A little OT here, but does someone make one that has a 27 or 28 tooth on it. I just finshed getting a killer lightweight wheelset built and need a campy cassette with that on it for climbing(old and slow uphill). I have only seen a 26 or 29 option from campy.


----------



## DIRT BOY (Aug 22, 2002)

spookyload said:


> A little OT here, but does someone make one that has a 27 or 28 tooth on it. I just finshed getting a killer lightweight wheelset built and need a campy cassette with that on it for climbing(old and slow uphill). I have only seen a 26 or 29 option from campy.


Only in a 9spd 12-27


----------



## Karbon (Oct 13, 2005)

spookyload said:


> A little OT here, but does someone make one that has a 27 or 28 tooth on it. I just finshed getting a killer lightweight wheelset built and need a campy cassette with that on it for climbing(old and slow uphill). I have only seen a 26 or 29 option from campy.



Only in a full alu version. 11-27t


----------



## spookyload (Jan 30, 2004)

Karbon, who makes the aluminum version. It is a cassette I would use very infrequently, so I think aluminum would be OK


----------



## DIRT BOY (Aug 22, 2002)

Probaly TOKEN. I think somone makes them for TOKEN. Not KCNC that I am aware of.

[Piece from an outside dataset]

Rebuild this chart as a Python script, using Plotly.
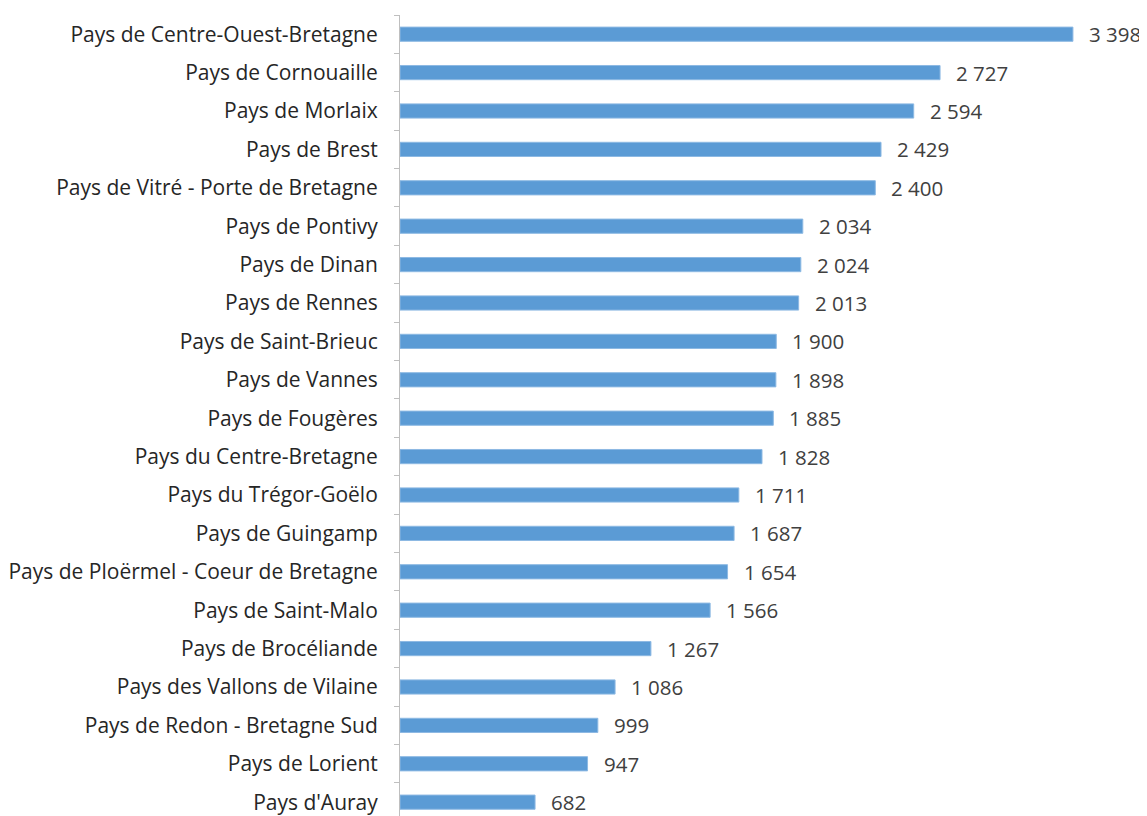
import plotly.graph_objects as go

categories = [
    "Pays de Centre-Ouest-Bretagne", "Pays de Cornouaille", "Pays de Morlaix",
    "Pays de Brest", "Pays de Vitré - Porte de Bretagne", "Pays de Pontivy",
    "Pays de Dinan", "Pays de Rennes", "Pays de Saint-Brieuc", "Pays de Vannes",
    "Pays de Fougères", "Pays du Centre-Bretagne", "Pays du Trégor-Goëlo",
    "Pays de Guingamp", "Pays de Ploërmel - Coeur de Bretagne", "Pays de Saint-Malo",
    "Pays de Brocéliande", "Pays des Vallons de Vilaine", "Pays de Redon - Bretagne Sud",
    "Pays de Lorient", "Pays d'Auray",
]
values = [3398, 2727, 2594, 2429, 2400, 2034, 2024, 2013, 1900, 1898,
          1885, 1828, 1711, 1687, 1654, 1566, 1267, 1086, 999, 947, 682]
value_labels = [f"{v:,}".replace(",", "\u00a0") for v in values]

FONT = "Open Sans"

fig = go.Figure()
fig.add_trace(go.Bar(
    x=values, y=categories, orientation="h",
    marker=dict(color="#5B9BD5", line=dict(color="#8DB9E3", width=1)),
    width=0.37,
    hoverinfo="x+y",
))

for c, v, t in zip(categories, values, value_labels):
    fig.add_annotation(x=v, y=c, text=t, xanchor="left", yanchor="middle",
                       xshift=14, showarrow=False,
                       font=dict(family=FONT, size=20.5, color="#404040"))

fig.update_layout(
    width=1139, height=808,
    margin=dict(l=392, r=0, t=7, b=0, pad=0),
    paper_bgcolor="white", plot_bgcolor="white",
    showlegend=False,
    font=dict(family=FONT, size=21, color="#262626"),
)
fig.update_xaxes(range=[0, 3772], visible=False, automargin=False)
fig.update_yaxes(
    type="category", categoryorder="array", categoryarray=categories,
    range=[20.36, -0.5], automargin=False,
    showline=True, linecolor="#BFBFBF", linewidth=1,
    ticks="outside", ticklen=5, tickcolor="#BFBFBF", tickson="boundaries",
    ticklabelstandoff=17,
    showgrid=False, zeroline=False,
    tickfont=dict(family=FONT, size=21, color="#262626"),
)

fig.write_html("out.html")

KCNC does make a 11/27 and 12/27 10 spd, but only for Shimano.


----------



## jhenry4 (Feb 4, 2006)

*stronglight*

any thoughts or opinions from the gallery on the ceramic coated aluminum cassettes from stronglight?

http://www.zefal.com/stronglight/page.php?nom=produits&keySousFamille=k7


----------



## spookyload (Jan 30, 2004)

Perfect. Just what I needed. Thanks. Now to find one!


----------



## Juanmoretime (Nov 24, 2001)

26 tooth is as good as I can find in Campagnolo.

http://cgi.ebay.com/TOKEN-ULTRA-Lit...hZ018QQcategoryZ42332QQtcZphotoQQcmdZViewItem


----------



## jhenry4 (Feb 4, 2006)

*shifting*

dirt boy or anyone else with miles on on these cassettes
how is the shifting performance of these aftermarket cassettes compared to the factory campagnolo or shimano pieces. some of them (the KCNC pictured above in particular) seem to lack the elaborate shifting ramps that campy and shimano have worked so hard on.


----------



## Juanmoretime (Nov 24, 2001)

jhenry4 said:


> dirt boy or anyone else with miles on on these cassettes
> how is the shifting performance of these aftermarket cassettes compared to the factory campagnolo or shimano pieces. some of them (the KCNC pictured above in particular) seem to lack the elaborate shifting ramps that campy and shimano have worked so hard on.


I'm using the Campy version and it shifts very well. I've seen indexing issues over at weight weenies and it seemed to be mostly with the Shimano version although one of my team mates has about 4,500 miles on his in the Shinamo version and claim it shifts and indexs perfect.


----------